A volunteer-based breakfast club initiative at Good Hope Seminary Junior School aims to provide pupils with a nutritious meal to start the day.
Most of the school’s pupils come from Khayelitsha and have to leave home by 5.30am to be on time for the start of the school day. Many don’t even have the time to eat breakfast before they catch public transport.
The project, which was started in February, provides breakfast to Grade R, Grade 1 and Grade 2 pupils at the school. They are hoping to expand it to include the Grade 3s next year but need funding to do so.
Aletta Ashmore, one of the co-ordinators of the project, said they started serving breakfast after a survey done among Grade 1 pupils showed that about a quarter of them had nothing to eat before arriving at school in the morning.
The breakfast club got its first bit of funding from the England-based Davis Foundation, but now also have other donors, having received support from Herzlia and Weizmann schools. “We have also trained some of the Grade 7s and Grade 6s who will take over at the end of the year.”
They also have volunteers who come in to help with project. “It’s been very successful, sometimes chaotic but 95 percent successful. Most of the older pupils have become prefects. They’ve learned to take on responsibility, to be disciplined in their approach, and it will make them leaders of the future,” she said.
Ms Ashmore said that funding would go towards buying e’Pap, a nutritious porridge made of wholegrain maize and soya. “It is expensive but it is really the best on the market. We also need long life milk, fruit and equipment. The food is the ongoing cost and if this thing is going to be sustainable, we need to know that the money is there.
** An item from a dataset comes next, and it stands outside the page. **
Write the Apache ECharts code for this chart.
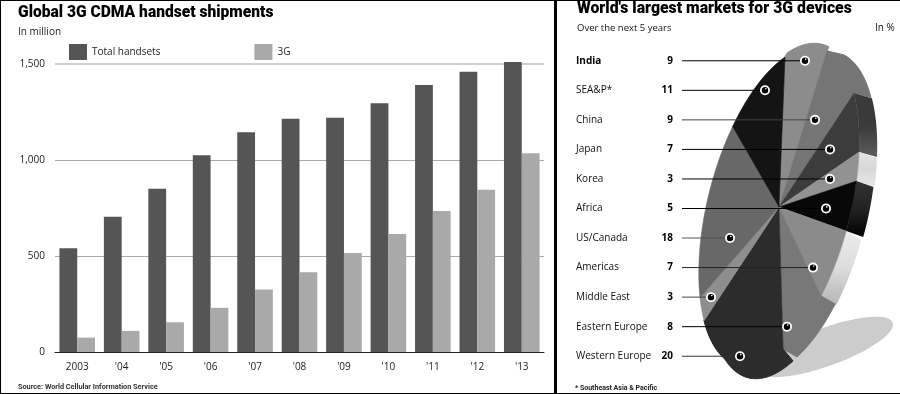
<!DOCTYPE html>
<html><head><meta charset="utf-8">
<style>html,body{margin:0;padding:0;background:#fff}#c{width:900px;height:394px}</style>
<script src="https://cdn.jsdelivr.net/npm/echarts@6/dist/echarts.min.js"></script>
</head><body><div id="c"></div>
<script>
// ---- data ----
const years = ['2003', "'04", "'05", "'06", "'07", "'08", "'09", "'10", "'11", "'12", "'13"];
const totalHandsets = [540, 705, 850, 1025, 1145, 1215, 1220, 1295, 1390, 1460, 1510];
const threeG = [75, 110, 155, 230, 325, 415, 515, 615, 735, 845, 1035];
const marketNames = ['India', 'SEA&P*', 'China', 'Japan', 'Korea', 'Africa', 'US/Canada', 'Americas', 'Middle East', 'Eastern Europe', 'Western Europe'];
const marketShares = [9, 11, 9, 7, 3, 5, 18, 7, 3, 8, 20];
const pieOrder = ['India', 'China', 'Japan', 'Korea', 'Africa', 'Americas', 'Eastern Europe', 'Western Europe', 'Middle East', 'US/Canada', 'SEA&P*'];

// ---- layout & style ----
const FONT = '"Open Sans", sans-serif';
const HEAD = 'Roboto, sans-serif';
const PIVOT = [779, 207], AX_A = [6, -150], AX_B = [80, -55];
const grad = (c0, c1, c2) => new echarts.graphic.LinearGradient(0, 0, 0, 1, [{offset: 0, color: c0}, {offset: .5, color: c1}, {offset: 1, color: c2}]);
const SLICE = {
  'India': {top: '#8c8c8c', wall: '#8c8c8c', v: [2, -4]},
  'China': {top: '#757575', wall: '#757575', v: [17, 4]},
  'Japan': {top: '#3c3c3c', wall: grad('#3a3a3a', '#3a3a3a', '#5c5c5c'), v: [18, 5]},
  'Korea': {top: '#929292', wall: grad('#e2e2e2', '#d8d8d8', '#e8e8e8'), v: [18, 6]},
  'Africa': {top: '#080808', wall: grad('#333333', '#222222', '#000000'), v: [17, 6]},
  'Americas': {top: '#8b8b8b', wall: grad('#ececec', '#dcdcdc', '#b4b4b4'), v: [15, 9]},
  'Eastern Europe': {top: '#787878', wall: '#787878', v: [14, 8]},
  'Western Europe': {top: '#2c2c2c', wall: '#2c2c2c', v: [10, 12]},
  'Middle East': {top: '#8e8e8e'},
  'US/Canada': {top: '#686868'},
  'SEA&P*': {top: '#141414'}
};
const DOT_X = {'India': 805, 'SEA&P*': 765, 'China': 815, 'Japan': 830, 'Korea': 830, 'Africa': 826, 'US/Canada': 730, 'Americas': 813, 'Middle East': 711, 'Eastern Europe': 787, 'Western Europe': 740};
const LEADER_COLOR = {'China': '#444', 'US/Canada': '#555', 'Middle East': '#444', 'Western Europe': '#333', 'Americas': '#222'};

const sharesInOrder = pieOrder.map(n => marketShares[marketNames.indexOf(n)]);
const totalShare = sharesInOrder.reduce((a, b) => a + b, 0);
let running = 0;
const pieData = pieOrder.map((n, i) => { const d = {name: n, value: [running, sharesInOrder[i]]}; running += sharesInOrder[i]; return d; });

function arc(t0, t1, off) {
  const pts = [], n = Math.max(4, Math.ceil((t1 - t0) * 120));
  for (let i = 0; i <= n; i++) {
    const a = 2 * Math.PI * (t0 + (t1 - t0) * i / n);
    pts.push([PIVOT[0] + AX_A[0] * Math.cos(a) + AX_B[0] * Math.sin(a) + off[0],
              PIVOT[1] + AX_A[1] * Math.cos(a) + AX_B[1] * Math.sin(a) + off[1]]);
  }
  return pts;
}
function range(api) { const s = api.value(0) / totalShare; return [s, s + api.value(1) / totalShare]; }
function renderWall(p, api) {
  const st = SLICE[pieOrder[p.dataIndex]];
  if (!st.wall) return {type: 'group', children: []};
  const [t0, t1] = range(api);
  const solid = typeof st.wall === 'string';
  return {type: 'polygon', shape: {points: arc(t0, t1, [0, 0]).concat(arc(t0, t1, st.v).reverse())},
          style: {fill: st.wall, stroke: solid ? st.wall : null, lineWidth: solid ? 1 : 0}};
}
function renderTop(p, api) {
  const st = SLICE[pieOrder[p.dataIndex]];
  const [t0, t1] = range(api);
  return {type: 'polygon', shape: {points: [PIVOT].concat(arc(t0, t1, [0, 0]))}, style: {fill: st.top, stroke: st.top, lineWidth: .6}};
}
function renderLeader(p, api) {
  const name = marketNames[p.dataIndex];
  const a = api.coord([682, p.dataIndex]), b = api.coord([DOT_X[name], p.dataIndex]);
  return {type: 'group', children: [
    {type: 'line', shape: {x1: a[0], y1: a[1], x2: b[0], y2: b[1]}, style: {stroke: LEADER_COLOR[name] || '#000', lineWidth: 1}},
    {type: 'circle', shape: {cx: b[0], cy: b[1], r: 5}, style: {fill: '#fff'}},
    {type: 'circle', shape: {cx: b[0], cy: b[1], r: 3.2}, style: {fill: '#000'}},
    {type: 'circle', shape: {cx: b[0] + .8, cy: b[1] - 1.6, r: .8}, style: {fill: '#fff'}}
  ]};
}
const txt = (text, left, top, size, weight, color, family) => ({
  text, left, top, padding: 0,
  textStyle: {fontFamily: family || FONT, fontSize: size, fontWeight: weight, color: color}
});

const chart = echarts.init(document.getElementById('c'), null, {renderer: 'canvas'});
chart.setOption({
  animation: false,
  backgroundColor: '#fff',
  title: [
    txt('Global 3G CDMA handset shipments', 18, 5, 15.6, 900, '#000', HEAD),
    txt('In million', 18, 27, 10, 400, '#222'),
    txt('Source: World Cellular Information Service', 18, 384, 7.3, 700, '#333', HEAD),
    txt("World's largest markets for 3G devices", 577, 1, 15.8, 900, '#000', HEAD),
    txt('Over the next 5 years', 577, 23, 9.5, 400, '#111'),
    txt('In %', 875, 23, 10, 400, '#111'),
    txt('* Southeast Asia & Pacific', 575, 385, 7, 700, '#222', HEAD)
  ],
  legend: {
    left: 69, top: 44, itemWidth: 18, itemHeight: 16, itemGap: 94, padding: 0, icon: 'rect',
    itemStyle: {borderWidth: 0},
    textStyle: {fontFamily: FONT, fontSize: 10, color: '#222'},
    data: ['Total handsets', '3G']
  },
  grid: [
    {left: 55, top: 64, width: 489, height: 288, containLabel: false},
    {left: 682, top: 46, width: 218, height: 325, containLabel: false}
  ],
  xAxis: [
    {type: 'category', gridIndex: 0, data: years, axisTick: {show: false},
     axisLine: {lineStyle: {color: '#222', width: 1}},
     axisLabel: {fontFamily: FONT, fontSize: 10, color: '#222', margin: 10}},
    {type: 'value', gridIndex: 1, min: 682, max: 900, show: false}
  ],
  yAxis: [
    {type: 'value', gridIndex: 0, min: 0, max: 1500, interval: 500,
     axisLine: {show: false}, axisTick: {show: false},
     axisLabel: {fontFamily: FONT, fontSize: 10, color: '#222', margin: 10,
       formatter: v => v === 0 ? '0' : v.toLocaleString('en-US')},
     splitLine: {lineStyle: {color: '#a8a8a8', width: 1}}},
    {type: 'category', gridIndex: 1, inverse: true, data: marketNames, position: 'left',
     axisLine: {show: false}, axisTick: {show: false}, splitLine: {show: false},
     axisLabel: {fontFamily: FONT, fontSize: 10, color: '#111', align: 'left', margin: 106,
       formatter: v => v === 'India' ? '{b|' + v + '}' : v,
       rich: {b: {fontFamily: FONT, fontSize: 10, fontWeight: 700, color: '#000'}}}},
    {type: 'category', gridIndex: 1, inverse: true, data: marketShares.map(String), position: 'left',
     axisLine: {show: false}, axisTick: {show: false}, splitLine: {show: false},
     axisLabel: {fontFamily: FONT, fontSize: 10, fontWeight: 700, color: '#000', align: 'right', margin: 9}}
  ],
  series: [
    {type: 'bar', name: 'Total handsets', xAxisIndex: 0, yAxisIndex: 0, data: totalHandsets, barWidth: 17.8, barGap: 0, clip: false, itemStyle: {color: '#555555'}, z: 3},
    {type: 'bar', name: '3G', xAxisIndex: 0, yAxisIndex: 0, data: threeG, barWidth: 17.8, barGap: 0, clip: false, itemStyle: {color: '#a9a9a9'}, z: 3},
    {type: 'custom', coordinateSystem: 'none', name: 'walls', renderItem: renderWall, data: pieData, z: 4, silent: true},
    {type: 'custom', coordinateSystem: 'none', name: 'slices', renderItem: renderTop, data: pieData, z: 5, silent: true},
    {type: 'custom', coordinateSystem: 'cartesian2d', name: 'leaders', xAxisIndex: 1, yAxisIndex: 1,
     renderItem: renderLeader, data: marketShares.map((v, i) => [682, i, v]), encode: {x: 0, y: 1}, clip: false, z: 6, silent: true}
  ],
  graphic: [
    {type: 'ellipse', shape: {cx: 0, cy: 0, rx: 71, ry: 19}, x: 826, y: 347, rotation: 20 * Math.PI / 180, style: {fill: '#cccccc'}, z: 1},
    {type: 'rect', shape: {x: 554, y: 0, width: 3, height: 394}, style: {fill: '#000'}, z: 10},
    {type: 'rect', shape: {x: 0, y: 0, width: 900, height: 1}, style: {fill: '#000'}, z: 10},
    {type: 'rect', shape: {x: 0, y: 393, width: 900, height: 1}, style: {fill: '#000'}, z: 10},
    {type: 'rect', shape: {x: 0, y: 0, width: 1, height: 394}, style: {fill: '#000'}, z: 10},
    {type: 'rect', shape: {x: 55, y: 63, width: 489, height: 2}, style: {fill: '#cfcfcf'}, z: 1}
  ]
});
</script></body></html>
It’s been a miracle that it has worked this year but if it’s going to go into the future, it has to be sustainable.”
She said there was also a need for volunteers who can come in and help once a week.
“It’s incredibly important for the kids to start the day with a stomach full of food to sustain them. That’s the driving force and we do it for the kids so that they can learn.”
Adrienne Millner, the principal of Good Hope Seminary Junior School, congratulated Ms Ashmore on the success of the project so far. “It’s had lots of ups and downs, headaches but she has pushed through to make it the success that it is. It’s awesome how donations and volunteers have just come forward and it has grown. It is for the benefit of the kids. Many of our kids don’t get the right breakfast. At least this way we know they are getting enough nutrition to sustain them for most of the day. They get up so early and don’t even have time sometimes to eat breakfast before they leave home,” Ms Milner said.